Earning the support of Savory unlocked the ability to grow faster than they ever would have organically, even with Ghaffar and Nguyen’s experience and expertise in getting concepts off the ground.

“I only have two hands and two feet, and [Sandy and I] have a lot of kids,” Ghaffar jokes. “We can work really, really hard, but Savory brought a whole new aspect to Saigon Hustle.”

The first brick-and-mortar location opened in Garden Oaks, Houston, featuring a state-of-the-art drive-thru and locally sourced menu with gluten-free and vegan options. Additionally, the concept is working to develop a catering program.

Once Saigon Hustle trends positively enough in Houston, Ghaffar and Nguyen eye a growth path through Texas and into the Midwest, where Savory has ample experience.
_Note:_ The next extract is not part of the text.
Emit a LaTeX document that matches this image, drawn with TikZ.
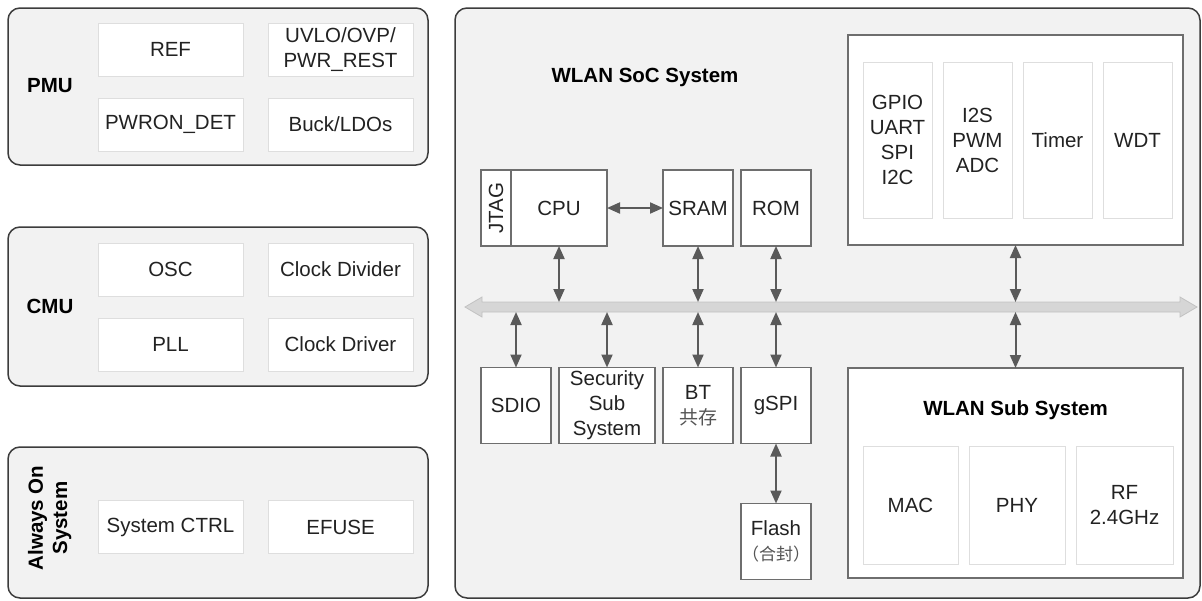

After working with Savory’s managing partner, a franchise program is coming down the pipeline.

As the fast casual expands, the pair are adamant about making an impact through education, social media, and community outreach. Both Ghaffar and Nguyen believe this will be the key to introducing themselves in markets where Vietnamese food is unfamiliar. 

“As we move into new markets, we want to increase our grassroots marketing and actually talk to people, really resonate with each city,” Nguyen says. “We’ve been involved in farmers markets for quite some time, and we want to do more things like that.”

A second Saigon Hustle is in the works for the Spring Branch, Houston, area, next to Ghaffar and Nguyen’s neighborhood. They have already imprinted their brand in the community by sponsoring local soccer fields and are looking forward to breaking into San Antonio and Dallas next.

“We aren’t intimidated [by the growth of Saigon Hustle], we’re excited,” Ghaffar says. “We never left entrepreneurship. Sandy and I have always run businesses, and when we had our kids, it only made us want to get together and dream a little bit bigger.”